Former BYU president Wilkinson gave the invocation before Benson spoke at this dedicatory service of the Freemen Institute on 18 September 1976. ... Skousen, Wilkinson, and Benson had been allied as advocates of the Birch Society for more than a decade. Now, for the first time, all three participated at an ultra-conservative political meeting also attended by the secretary to the LDS church president. The evident news black-out of this meeting in all the regular newspapers of Provo, Salt Lake City, and Ogden, Utah, apparently resulted from the fact that newspaper reporters were excluded from this dedicatory service of the Freemen Institute. Even the Mormon-Birch Utah Independent reported only Benson's attendance at the dedicatory service.

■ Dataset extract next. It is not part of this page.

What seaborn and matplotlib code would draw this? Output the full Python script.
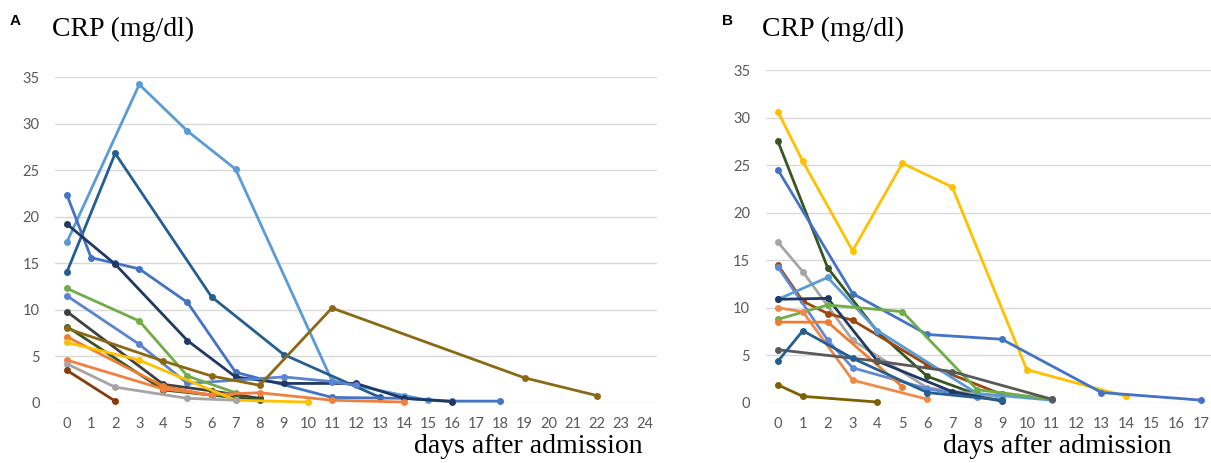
import pandas as pd
import seaborn as sns
import matplotlib.pyplot as plt

"""
Panel A series: (days, CRP mg/dl)
"""
a_lightblue = ([0, 3, 5, 7, 11, 14, 15], [17.3, 34.2, 29.2, 25.1, 2.4, 0.8, 0.3])
a_darkblue = ([0, 2, 6, 9, 13], [14.1, 26.8, 11.4, 5.2, 0.6])
a_blue = ([0, 1, 2, 3, 5, 7, 11, 14, 16, 18], [22.3, 15.6, 15.0, 14.4, 10.8, 3.3, 0.6, 0.5, 0.2, 0.2])
a_navy = ([0, 2, 5, 7, 9, 12, 14, 16], [19.2, 14.9, 6.7, 2.8, 2.1, 2.1, 0.5, 0.15])
a_blue2 = ([0, 3, 5, 9, 11, 12], [11.5, 6.3, 2.1, 2.8, 2.3, 1.9])
a_green = ([0, 3, 5, 7], [12.3, 8.8, 2.9, 1.1])
a_darkgray = ([0, 4, 6, 8], [9.8, 2.0, 1.3, 0.5])
a_darkgreen = ([0, 4, 8], [8.2, 1.4, 0.3])
a_olive = ([0, 4, 6, 8, 11, 19, 22], [8.0, 4.5, 2.9, 1.9, 10.2, 2.7, 0.8])
a_orange = ([0, 4, 6], [7.1, 1.8, 0.8])
a_orange2 = ([0, 4, 6, 8, 11, 14], [4.6, 1.5, 0.9, 1.1, 0.3, 0.1])
a_yellow = ([0, 3, 7, 10], [6.5, 4.6, 0.3, 0.1])
a_gray = ([0, 2, 5, 7], [4.2, 1.7, 0.5, 0.3])
a_darkred = ([0, 2], [3.5, 0.2])

"""
Panel B series
"""
b_yellow = ([0, 1, 3, 5, 7, 10, 14], [30.6, 25.4, 16.0, 25.2, 22.7, 3.5, 0.7])
b_darkgreen = ([0, 2, 4, 6, 8], [27.5, 14.2, 7.5, 2.8, 0.9])
b_blue = ([0, 3, 6, 9, 13, 17], [24.5, 11.5, 7.2, 6.7, 1.1, 0.3])
b_gray = ([0, 1, 3, 6, 9], [16.9, 13.8, 6.6, 1.6, 0.6])
b_brown = ([0, 1, 2, 3, 6, 9], [14.5, 10.7, 9.4, 8.7, 4.0, 0.9])
b_blue2 = ([0, 2, 3, 6, 8], [14.3, 6.6, 3.7, 1.5, 0.6])
b_lightblue = ([0, 2, 4, 8, 11], [10.9, 13.2, 7.6, 1.0, 0.3])
b_navy = ([0, 2, 4, 7, 9], [10.9, 11.0, 4.4, 1.2, 0.2])
b_green = ([0, 2, 5, 8, 11], [8.8, 10.3, 9.6, 1.4, 0.4])
b_orange = ([0, 1, 3, 6], [10.0, 9.6, 2.4, 0.4])
b_orange2 = ([0, 2, 5], [8.5, 8.5, 1.7])
b_darkgray = ([0, 4, 7, 11], [5.6, 4.4, 3.3, 0.4])
b_steel = ([0, 1, 3, 6, 9], [4.4, 7.6, 4.7, 1.1, 0.3])
b_olive = ([0, 1, 4], [1.9, 0.7, 0.1])

colors_a = {
    "lightblue": "#5B9BD5", "darkblue": "#255E91", "blue": "#4472C4",
    "navy": "#203864", "blue2": "#5B84D0", "green": "#70AD47",
    "darkgray": "#404040", "darkgreen": "#375623", "olive": "#8B6914",
    "orange": "#ED7D31", "orange2": "#F08040", "yellow": "#FFC000",
    "gray": "#A5A5A5", "darkred": "#843C0C",
}
colors_b = {
    "yellow": "#FFC000", "darkgreen": "#375623", "blue": "#4472C4",
    "gray": "#A5A5A5", "brown": "#9E480E", "blue2": "#6088D4",
    "lightblue": "#5B9BD5", "navy": "#203864", "green": "#70AD47",
    "orange": "#F08A4B", "orange2": "#ED7D31", "darkgray": "#595959",
    "steel": "#255E91", "olive": "#7F6000",
}

series_a = {"lightblue": a_lightblue, "darkblue": a_darkblue, "blue": a_blue,
            "navy": a_navy, "blue2": a_blue2, "green": a_green,
            "darkgray": a_darkgray, "darkgreen": a_darkgreen, "olive": a_olive,
            "orange": a_orange, "orange2": a_orange2, "yellow": a_yellow,
            "gray": a_gray, "darkred": a_darkred}
series_b = {"yellow": b_yellow, "darkgreen": b_darkgreen, "blue": b_blue,
            "gray": b_gray, "brown": b_brown, "blue2": b_blue2,
            "lightblue": b_lightblue, "navy": b_navy, "green": b_green,
            "orange": b_orange, "orange2": b_orange2, "darkgray": b_darkgray,
            "steel": b_steel, "olive": b_olive}


def to_frame(series):
    rows = []
    for name, (days, vals) in series.items():
        for d, v in zip(days, vals):
            rows.append({"patient": name, "day": d, "crp": v})
    return pd.DataFrame(rows)


sns.set_style("white")
plt.rcParams['font.family'] = ['Lato', 'DejaVu Sans']

W, H = 1211, 463
fig = plt.figure(figsize=(W / 100, H / 100), dpi=100)

# axes boxes in pixels: left, top, right, bottom
ax_a = fig.add_axes([55 / W, 1 - 403 / H, 602 / W, 326 / H])
ax_b = fig.add_axes([765.5 / W, 1 - 403 / H, 445.5 / W, 333 / H])


def draw(ax, series, colors, max_day, xlim):
    df = to_frame(series)
    sns.lineplot(data=df, x="day", y="crp", hue="patient", palette=colors,
                 estimator=None, sort=False, legend=False, ax=ax,
                 linewidth=2, marker="o", markersize=5, markeredgewidth=0,
                 clip_on=False)
    ax.set_xlim(*xlim)
    ax.set_ylim(0, 35)
    ax.set_xticks(range(0, max_day + 1))
    ax.set_yticks(range(0, 36, 5))
    ax.set_xlabel("")
    ax.set_ylabel("")
    ax.yaxis.grid(True, color="#D9D9D9", linewidth=1)
    ax.xaxis.grid(False)
    ax.set_axisbelow(True)
    for s in ax.spines.values():
        s.set_visible(False)
    ax.tick_params(length=0, labelsize=10.5, labelcolor="#595959")
    ax.tick_params(axis="y", pad=11)
    ax.tick_params(axis="x", pad=10)


draw(ax_a, series_a, colors_a, 24, (-0.5, 24.5))
draw(ax_b, series_b, colors_b, 17, (-0.5, 17.4))

serif = ['Liberation Serif', 'DejaVu Serif']
fig.text(52 / W, 1 - 36 / H, "CRP (mg/dl)", family=serif, fontsize=20,
         va="baseline", color="black")
fig.text(762 / W, 1 - 36 / H, "CRP (mg/dl)", family=serif, fontsize=20,
         va="baseline", color="black")
fig.text(643 / W, 1 - 453 / H, "days after admission", family=serif, fontsize=20,
         ha="right", va="baseline", color="black")
fig.text(1172 / W, 1 - 453 / H, "days after admission", family=serif, fontsize=20,
         ha="right", va="baseline", color="black")
fig.text(10 / W, 1 - 25 / H, "A", family=['Liberation Sans', 'DejaVu Sans'],
         fontsize=11, fontweight="bold", va="baseline", color="black")
fig.text(722 / W, 1 - 25 / H, "B", family=['Liberation Sans', 'DejaVu Sans'],
         fontsize=11, fontweight="bold", va="baseline", color="black")

plt.savefig("out.png", dpi=100)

D. Arthur Haycock, President Kimball's secretary, specifically linked the Birch Society with this ceremony at the Freemen Institute in September 1976. After Wilkinson gave the prayer at the Freemen dedication, Haycock confided to him on this day that "nearly all of them believed in the concepts of the John Birch Society." That may have been an overstatement, but more importantly it showed that the Birch Society and Benson in particular had a partisan friend in the First Presidency's office. Haycock had been private secretary to Benson as Secretary of Agriculture and was a confidant and significant influence on President Kimball.
[Source: Wilkinson diary, 18 Sept. 1976. From D. Michael Quinn, Ezra Taft Benson and Mormon Political Conflicts, Dialogue: A Journal of Mormon Thought 26:2 (Summer 1992), also in Quinn, The Mormon Hierarchy: Extensions of Power Salt Lake City (Signature Books, 1994), Chapter 3.]